Problem details:
Extract the full listing verbatim and drop any pictures from your copy.
## START
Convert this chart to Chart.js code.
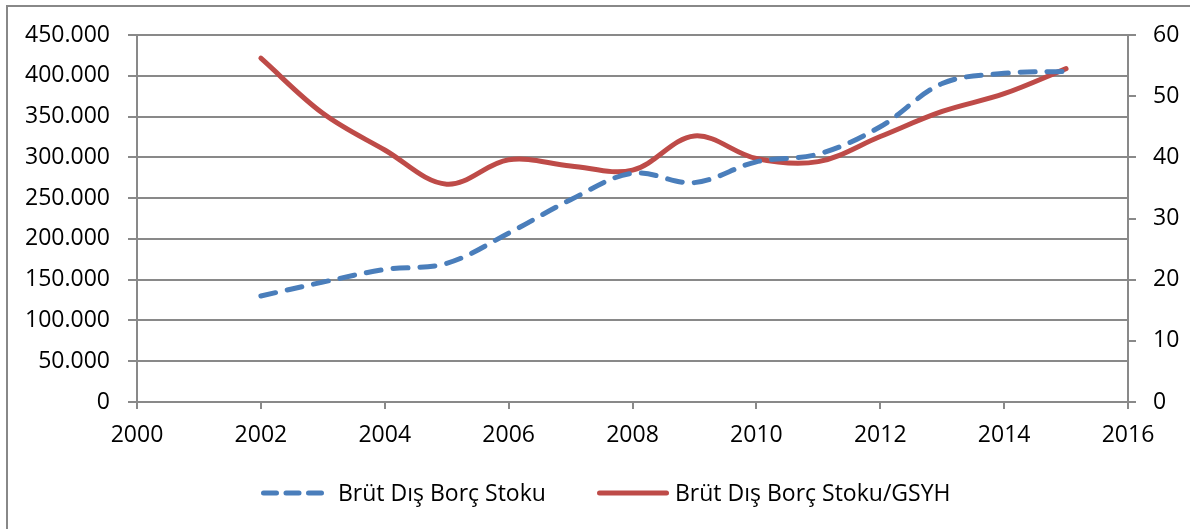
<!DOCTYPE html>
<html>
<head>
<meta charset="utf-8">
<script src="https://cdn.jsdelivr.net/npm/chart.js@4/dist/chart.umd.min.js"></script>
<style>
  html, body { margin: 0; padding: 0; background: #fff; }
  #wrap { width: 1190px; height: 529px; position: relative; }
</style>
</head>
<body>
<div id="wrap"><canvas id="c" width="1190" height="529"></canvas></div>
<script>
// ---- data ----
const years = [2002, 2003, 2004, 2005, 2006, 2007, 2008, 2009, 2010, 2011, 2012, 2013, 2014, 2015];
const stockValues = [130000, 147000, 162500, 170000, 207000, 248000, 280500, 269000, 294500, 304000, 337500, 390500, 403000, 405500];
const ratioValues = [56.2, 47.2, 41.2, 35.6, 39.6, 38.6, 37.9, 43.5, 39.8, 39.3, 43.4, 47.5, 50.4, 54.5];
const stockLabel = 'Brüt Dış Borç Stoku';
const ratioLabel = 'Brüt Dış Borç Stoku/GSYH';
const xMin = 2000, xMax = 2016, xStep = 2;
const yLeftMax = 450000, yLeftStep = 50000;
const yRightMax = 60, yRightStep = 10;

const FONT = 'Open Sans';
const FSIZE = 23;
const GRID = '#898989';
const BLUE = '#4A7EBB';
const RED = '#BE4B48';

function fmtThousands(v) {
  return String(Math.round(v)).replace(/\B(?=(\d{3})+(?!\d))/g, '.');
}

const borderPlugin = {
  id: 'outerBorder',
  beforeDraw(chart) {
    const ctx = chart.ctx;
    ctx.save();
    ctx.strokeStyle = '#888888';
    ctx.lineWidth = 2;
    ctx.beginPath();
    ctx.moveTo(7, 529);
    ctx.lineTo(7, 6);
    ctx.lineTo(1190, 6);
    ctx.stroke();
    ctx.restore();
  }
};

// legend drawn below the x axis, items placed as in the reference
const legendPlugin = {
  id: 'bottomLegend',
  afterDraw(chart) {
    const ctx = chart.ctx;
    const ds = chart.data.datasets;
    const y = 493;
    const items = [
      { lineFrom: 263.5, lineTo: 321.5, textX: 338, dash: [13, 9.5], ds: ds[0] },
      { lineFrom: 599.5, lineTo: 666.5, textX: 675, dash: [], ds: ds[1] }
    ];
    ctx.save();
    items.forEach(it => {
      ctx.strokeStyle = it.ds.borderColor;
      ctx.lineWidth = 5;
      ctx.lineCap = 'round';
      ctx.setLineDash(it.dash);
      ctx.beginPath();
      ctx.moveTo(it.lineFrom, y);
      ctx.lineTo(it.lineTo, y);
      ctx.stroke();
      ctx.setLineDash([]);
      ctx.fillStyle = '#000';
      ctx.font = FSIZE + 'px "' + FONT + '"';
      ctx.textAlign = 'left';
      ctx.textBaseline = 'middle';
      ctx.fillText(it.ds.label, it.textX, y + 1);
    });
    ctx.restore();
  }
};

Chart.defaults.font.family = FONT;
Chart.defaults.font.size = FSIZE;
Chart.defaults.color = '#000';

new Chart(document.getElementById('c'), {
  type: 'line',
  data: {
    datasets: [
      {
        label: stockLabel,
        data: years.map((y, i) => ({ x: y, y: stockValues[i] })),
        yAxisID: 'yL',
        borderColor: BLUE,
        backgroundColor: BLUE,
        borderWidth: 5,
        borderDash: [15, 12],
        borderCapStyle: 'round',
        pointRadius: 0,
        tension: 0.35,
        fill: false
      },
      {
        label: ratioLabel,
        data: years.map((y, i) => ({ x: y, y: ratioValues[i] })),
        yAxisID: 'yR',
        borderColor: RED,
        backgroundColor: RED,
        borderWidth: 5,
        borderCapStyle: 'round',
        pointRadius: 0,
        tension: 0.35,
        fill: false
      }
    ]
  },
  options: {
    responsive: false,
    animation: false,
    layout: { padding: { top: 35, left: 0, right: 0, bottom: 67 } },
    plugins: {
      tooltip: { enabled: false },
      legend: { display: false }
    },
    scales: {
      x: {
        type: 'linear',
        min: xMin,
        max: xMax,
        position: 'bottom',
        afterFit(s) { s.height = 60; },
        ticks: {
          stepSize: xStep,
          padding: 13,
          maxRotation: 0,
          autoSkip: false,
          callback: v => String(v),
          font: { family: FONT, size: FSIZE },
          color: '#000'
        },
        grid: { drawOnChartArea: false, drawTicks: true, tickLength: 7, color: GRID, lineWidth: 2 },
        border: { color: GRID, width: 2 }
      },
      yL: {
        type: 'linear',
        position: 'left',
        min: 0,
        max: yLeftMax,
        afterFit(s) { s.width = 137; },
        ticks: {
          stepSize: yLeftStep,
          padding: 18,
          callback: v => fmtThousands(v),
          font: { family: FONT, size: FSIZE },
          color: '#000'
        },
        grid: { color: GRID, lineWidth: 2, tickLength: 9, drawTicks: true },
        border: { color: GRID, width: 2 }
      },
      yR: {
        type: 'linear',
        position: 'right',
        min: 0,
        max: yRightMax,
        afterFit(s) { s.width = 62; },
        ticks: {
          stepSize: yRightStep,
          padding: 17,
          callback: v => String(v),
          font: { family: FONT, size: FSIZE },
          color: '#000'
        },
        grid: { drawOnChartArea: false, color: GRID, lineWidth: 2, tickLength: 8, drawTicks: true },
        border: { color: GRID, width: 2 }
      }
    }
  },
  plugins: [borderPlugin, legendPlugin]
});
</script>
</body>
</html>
## END
Response:
Convert this chart to Chart.js code.
<!DOCTYPE html>
<html>
<head>
<meta charset="utf-8">
<script src="https://cdn.jsdelivr.net/npm/chart.js@4/dist/chart.umd.min.js"></script>
<style>
  html, body { margin: 0; padding: 0; background: #fff; }
  #wrap { width: 1190px; height: 529px; position: relative; }
</style>
</head>
<body>
<div id="wrap"><canvas id="c" width="1190" height="529"></canvas></div>
<script>
// ---- data ----
const years = [2002, 2003, 2004, 2005, 2006, 2007, 2008, 2009, 2010, 2011, 2012, 2013, 2014, 2015];
const stockValues = [130000, 147000, 162500, 170000, 207000, 248000, 280500, 269000, 294500, 304000, 337500, 390500, 403000, 405500];
const ratioValues = [56.2, 47.2, 41.2, 35.6, 39.6, 38.6, 37.9, 43.5, 39.8, 39.3, 43.4, 47.5, 50.4, 54.5];
const stockLabel = 'Brüt Dış Borç Stoku';
const ratioLabel = 'Brüt Dış Borç Stoku/GSYH';
const xMin = 2000, xMax = 2016, xStep = 2;
const yLeftMax = 450000, yLeftStep = 50000;
const yRightMax = 60, yRightStep = 10;

const FONT = 'Open Sans';
const FSIZE = 23;
const GRID = '#898989';
const BLUE = '#4A7EBB';
const RED = '#BE4B48';

function fmtThousands(v) {
  return String(Math.round(v)).replace(/\B(?=(\d{3})+(?!\d))/g, '.');
}

const borderPlugin = {
  id: 'outerBorder',
  beforeDraw(chart) {
    const ctx = chart.ctx;
    ctx.save();
    ctx.strokeStyle = '#888888';
    ctx.lineWidth = 2;
    ctx.beginPath();
    ctx.moveTo(7, 529);
    ctx.lineTo(7, 6);
    ctx.lineTo(1190, 6);
    ctx.stroke();
    ctx.restore();
  }
};

// legend drawn below the x axis, items placed as in the reference
const legendPlugin = {
  id: 'bottomLegend',
  afterDraw(chart) {
    const ctx = chart.ctx;
    const ds = chart.data.datasets;
    const y = 493;
    const items = [
      { lineFrom: 263.5, lineTo: 321.5, textX: 338, dash: [13, 9.5], ds: ds[0] },
      { lineFrom: 599.5, lineTo: 666.5, textX: 675, dash: [], ds: ds[1] }
    ];
    ctx.save();
    items.forEach(it => {
      ctx.strokeStyle = it.ds.borderColor;
      ctx.lineWidth = 5;
      ctx.lineCap = 'round';
      ctx.setLineDash(it.dash);
      ctx.beginPath();
      ctx.moveTo(it.lineFrom, y);
      ctx.lineTo(it.lineTo, y);
      ctx.stroke();
      ctx.setLineDash([]);
      ctx.fillStyle = '#000';
      ctx.font = FSIZE + 'px "' + FONT + '"';
      ctx.textAlign = 'left';
      ctx.textBaseline = 'middle';
      ctx.fillText(it.ds.label, it.textX, y + 1);
    });
    ctx.restore();
  }
};

Chart.defaults.font.family = FONT;
Chart.defaults.font.size = FSIZE;
Chart.defaults.color = '#000';

new Chart(document.getElementById('c'), {
  type: 'line',
  data: {
    datasets: [
      {
        label: stockLabel,
        data: years.map((y, i) => ({ x: y, y: stockValues[i] })),
        yAxisID: 'yL',
        borderColor: BLUE,
        backgroundColor: BLUE,
        borderWidth: 5,
        borderDash: [15, 12],
        borderCapStyle: 'round',
        pointRadius: 0,
        tension: 0.35,
        fill: false
      },
      {
        label: ratioLabel,
        data: years.map((y, i) => ({ x: y, y: ratioValues[i] })),
        yAxisID: 'yR',
        borderColor: RED,
        backgroundColor: RED,
        borderWidth: 5,
        borderCapStyle: 'round',
        pointRadius: 0,
        tension: 0.35,
        fill: false
      }
    ]
  },
  options: {
    responsive: false,
    animation: false,
    layout: { padding: { top: 35, left: 0, right: 0, bottom: 67 } },
    plugins: {
      tooltip: { enabled: false },
      legend: { display: false }
    },
    scales: {
      x: {
        type: 'linear',
        min: xMin,
        max: xMax,
        position: 'bottom',
        afterFit(s) { s.height = 60; },
        ticks: {
          stepSize: xStep,
          padding: 13,
          maxRotation: 0,
          autoSkip: false,
          callback: v => String(v),
          font: { family: FONT, size: FSIZE },
          color: '#000'
        },
        grid: { drawOnChartArea: false, drawTicks: true, tickLength: 7, color: GRID, lineWidth: 2 },
        border: { color: GRID, width: 2 }
      },
      yL: {
        type: 'linear',
        position: 'left',
        min: 0,
        max: yLeftMax,
        afterFit(s) { s.width = 137; },
        ticks: {
          stepSize: yLeftStep,
          padding: 18,
          callback: v => fmtThousands(v),
          font: { family: FONT, size: FSIZE },
          color: '#000'
        },
        grid: { color: GRID, lineWidth: 2, tickLength: 9, drawTicks: true },
        border: { color: GRID, width: 2 }
      },
      yR: {
        type: 'linear',
        position: 'right',
        min: 0,
        max: yRightMax,
        afterFit(s) { s.width = 62; },
        ticks: {
          stepSize: yRightStep,
          padding: 17,
          callback: v => String(v),
          font: { family: FONT, size: FSIZE },
          color: '#000'
        },
        grid: { drawOnChartArea: false, color: GRID, lineWidth: 2, tickLength: 8, drawTicks: true },
        border: { color: GRID, width: 2 }
      }
    }
  },
  plugins: [borderPlugin, legendPlugin]
});
</script>
</body>
</html>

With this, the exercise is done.